|The Edalji Five and the Shadow of Sherlock Holmes|
A DYING PONY
The Great Wyrley Outrages and Sir Arthur Conan Doyle’s campaign to prove George Edalji innocent
The horrific Great Wyrley animal outrages of 1903 haunted the community for generations. Horses, cattle and sheep were all ripped open. Who were the perpetrators? This great Midlands crime mystery still preoccupies thousands of writers on the worldwide web.
The eighth outrage, a brutal attack on a pit-pony, led to the sensational arrest of George Edalji, the son of the Vicar of Great Wyrley. His trial and conviction at Stafford Quarter Sessions were reported by national newspapers to an engrossed public.

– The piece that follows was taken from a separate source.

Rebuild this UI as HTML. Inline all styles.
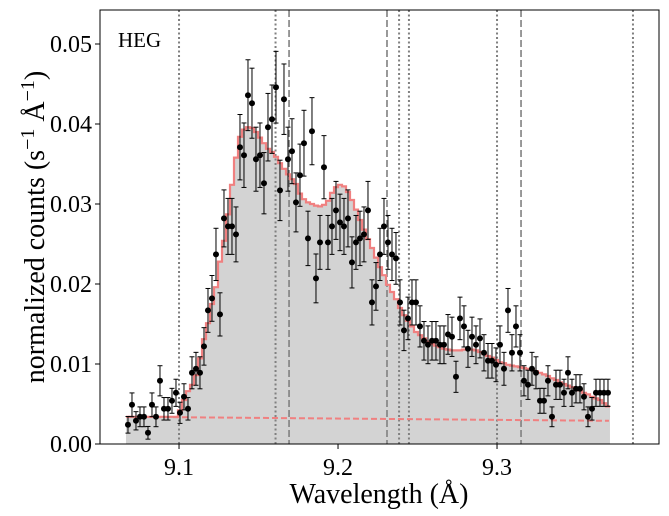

On his release George appealed to Britain’s most famous contemporary writer, Sir Arthur Conan Doyle, to help to have him declared innocent. Through 1907 Conan Doyle led a passionate campaign on his behalf. It seemed to a fascinated audience around the world that Sherlock Holmes had come to life in a story as gripping as those in the Sherlock Holmes books themselves.
Until the 1980s every writer on the case repeated Conan Doyle’s version. Then local researcher Michael Harley investigated the previously hidden records at the Public Record Office. He suggested that the gullible author had been taken in by a scheming George Edalji.